The committee sent a letter last week to the Health Resources and Services Administration (HRSA), asking the agency to provide information on its fiscal 2015 and 2016 audits of hospitals and other covered providers. The letter was signed by committee Chairman Greg Walden (R-Ore.), Health Subcommittee Chairman Michael Burgess (R-Texas), and Oversight and Investigations Subcommittee Chairman Tim Murphy (R-Pa.).

The lawmakers said they were "concerned about the 340B program's rapid growth without additional and proportional oversight." Sales of outpatient drugs under the 340B program more than doubled between 2010 and 2015 and expanded by 66 percent between 2013 and 2015 alone, the committee said. As of 2011, nearly a third of all U.S. hospitals participated in the program.

Although Congress in recent years has questioned whether hospitals and other participating facilities are appropriately using the 340B savings, the committee's letter focused squarely on HRSA. The committee said the agency's "lack of follow-up audits when it finds violations is troubling," and the high rate of hospital noncompliance "indicates a need for additional oversight of this program."

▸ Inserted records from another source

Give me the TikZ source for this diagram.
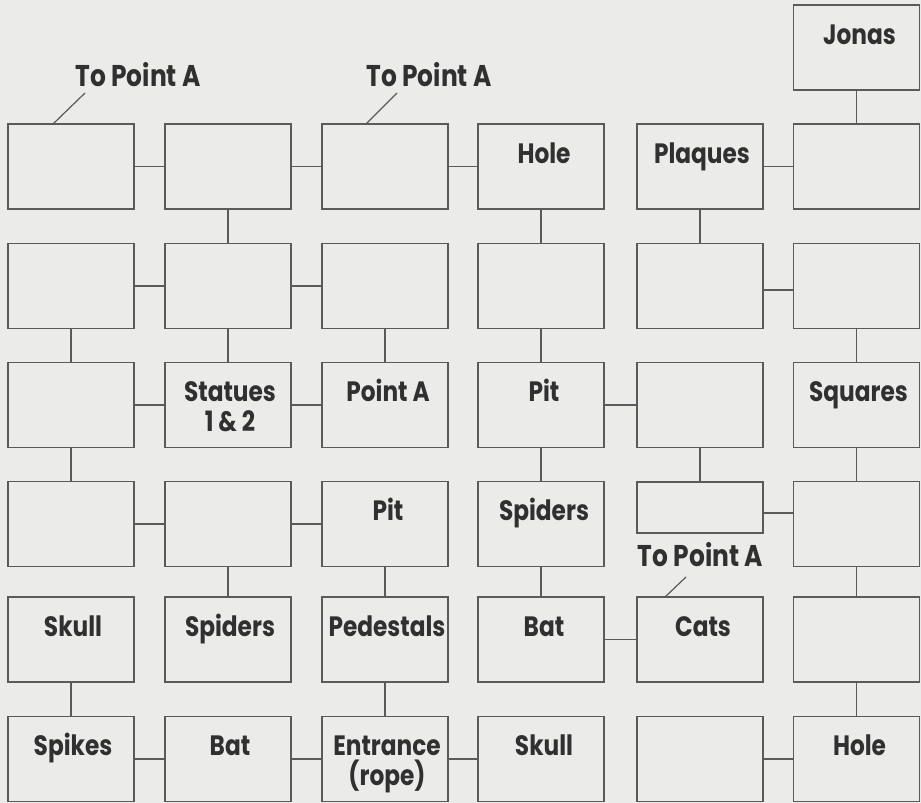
\documentclass[tikz,border=0pt]{standalone}
\usepackage{fontspec}
\newfontfamily\labfont{Poppins}[FakeStretch=0.83]
\definecolor{bgc}{HTML}{EBEBEA}
\definecolor{linec}{HTML}{5A5A5A}
\definecolor{textc}{HTML}{303030}
\begin{document}
\begin{tikzpicture}[x=1pt,y=-1pt,
  box/.style={draw=linec,line width=1.2pt,rectangle,minimum width=126pt,minimum height=85pt,inner sep=0pt,outer sep=0pt},
  shortbox/.style={box,minimum height=51pt},
  lab/.style={text=textc,font=\labfont\bfseries\fontsize{28}{30}\selectfont,align=center,anchor=base,inner sep=0pt},
  biglab/.style={lab,font=\labfont\bfseries\fontsize{30}{32}\selectfont},
  conn/.style={draw=linec,line width=1.2pt}]
\useasboundingbox (0,0) rectangle (921,803);
\fill[bgc] (0,0) rectangle (921,803);
% boxes
\foreach \r/\y in {1/166.5,2/286,3/405,5/639.5,6/759}{
  \foreach \c/\x in {1/71,2/228,3/385,4/541,5/700,6/856.5}{
    \node[box] (r\r c\c) at (\x,\y) {};
  }
}
\foreach \c/\x in {1/71,2/228,3/385,4/541,6/856.5}{
  \node[box] (r4c\c) at (\x,524) {};
}
\node[shortbox] (r4c5) at (700,507.5) {};
\node[box] (jonas) at (856.5,47.5) {};
% labels
\node[lab] (ljonas) at ([xshift=3pt,yshift=-39pt]jonas.north) {Jonas};
\node[lab] (l1c4) at ([xshift=3pt,yshift=-39pt]r1c4.north) {Hole};
\node[lab] (l1c5) at ([xshift=2pt,yshift=-39pt]r1c5.north) {Plaques};
\node[lab] (l3c2) at ([xshift=2pt,yshift=-69pt]r3c2.north) {Statues\\1 \& 2};
\node[lab] (l3c3) at ([xshift=3pt,yshift=-39pt]r3c3.north) {Point A};
\node[lab] (l3c4) at ([xshift=3pt,yshift=-39pt]r3c4.north) {Pit};
\node[lab] (l3c6) at ([xshift=2pt,yshift=-39pt]r3c6.north) {Squares};
\node[lab] (l4c3) at ([xshift=3pt,yshift=-39pt]r4c3.north) {Pit};
\node[lab] (l4c4) at ([xshift=3pt,yshift=-39pt]r4c4.north) {Spiders};
\node[lab] (l5c1) at ([xshift=2pt,yshift=-39pt]r5c1.north) {Skull};
\node[lab] (l5c2) at ([xshift=2pt,yshift=-39pt]r5c2.north) {Spiders};
\node[lab] (l5c3) at ([xshift=2pt,yshift=-39pt]r5c3.north) {Pedestals};
\node[lab] (l5c4) at ([xshift=3pt,yshift=-39pt]r5c4.north) {Bat};
\node[lab] (l5c5) at ([xshift=3pt,yshift=-39pt]r5c5.north) {Cats};
\node[lab] (l6c1) at ([xshift=2pt,yshift=-39pt]r6c1.north) {Spikes};
\node[lab] (l6c2) at ([xshift=2pt,yshift=-39pt]r6c2.north) {Bat};
\node[lab] (l6c3) at ([xshift=2pt,yshift=-69pt]r6c3.north) {Entrance\\(rope)};
\node[lab] (l6c4) at ([xshift=3pt,yshift=-39pt]r6c4.north) {Skull};
\node[lab] (l6c6) at ([xshift=3pt,yshift=-39pt]r6c6.north) {Hole};
% To Point A labels
\node[biglab] (tpa1) at (138,86.7) {To Point A};
\node[biglab] (tpa2) at (429,86.7) {To Point A};
\node[biglab] (tpa3) at (700.5,566.7) {To Point A};
\coordinate (t1) at (85,93);
\coordinate (t2) at (397,93);
\coordinate (t3) at (686,577);
\draw[conn] (t1) -- ([xshift=45pt]r1c1.north west);
\draw[conn] (t2) -- ([xshift=44pt]r1c3.north west);
\draw[conn] (t3) -- ([xshift=28pt]r5c5.north west);
% horizontal connectors
\foreach \r/\a/\b in {1/1/2,1/2/3,1/3/4,1/5/6,2/1/2,2/2/3,3/1/2,3/2/3,3/4/5,4/1/2,4/2/3,5/4/5,6/1/2,6/2/3,6/3/4,6/5/6}{
  \draw[conn] (r\r c\a.east) -- (r\r c\b.west);
}
\draw[conn] ([yshift=-4pt]r2c5.east) -- ([yshift=-4pt]r2c6.west);
\draw[conn] ([yshift=-5.5pt]r4c5.east) -- ([yshift=-5.5pt]r4c5.east -| r4c6.west);
% vertical connectors
\draw[conn] (jonas.south) -- (r1c6.north);
\foreach \c/\a/\b in {2/1/2,4/1/2,5/1/2,1/2/3,2/2/3,3/2/3,4/2/3,6/2/3,1/3/4,4/3/4,5/3/4,6/3/4,2/4/5,3/4/5,4/4/5,6/4/5,1/5/6,3/5/6,6/5/6}{
  \draw[conn] (r\a c\c.south) -- (r\b c\c.north);
}
\end{tikzpicture}
\end{document}
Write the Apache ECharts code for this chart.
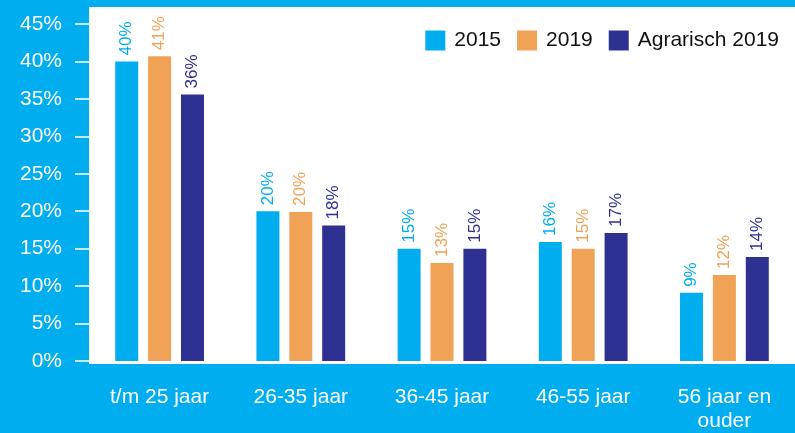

Panel to Examine Medicare Advantage Care Payment Models

The House Ways and Means Health Subcommittee will hold a hearing Wednesday to review Medicare Advantage programs that serve high-cost, high-need beneficiaries with integrated care and value-based models. Subcommittee Chairman Pat Tiberi (R-Ohio) said the committee is examining Special Needs Plans and other Medicare Advantage models like the Program for All-Inclusive Care. He said the panel is interested in new models that allow for increased flexibility and value-based insurance design focused on delivering integrated and coordinated care for seniors and people living with disabilities. The committee has not announced the names of the witnesses who will be testifying at the hearing.

Grassley: Mylan Overcharged Taxpayers

Senate Judiciary Committee Chairman Charles Grassley (R-Iowa) last week accused Mylan of "gaming the system" as he released an independent report that found taxpayers overpaid the company by $1.2 billion for its anti-allergy device EpiPen. The report, by the HHS inspector general, found Mylan had for years misclassified EpiPen as a generic drug rather than a brand-name product – allowing the company to bypass significant discounts it was required to pass on to Medicaid beneficiaries.

The company last year agreed to pay the government $465 million to settle claims that it overcharged taxpayers. Grassley had been critical of that arrangement, saying at the time the settlement was far short of the amount overcharged to taxpayers. The senator said he is continuing his review, including why CMS didn't follow up with Mylan after the agency told the company it was misclassifying EpiPen as a generic drug.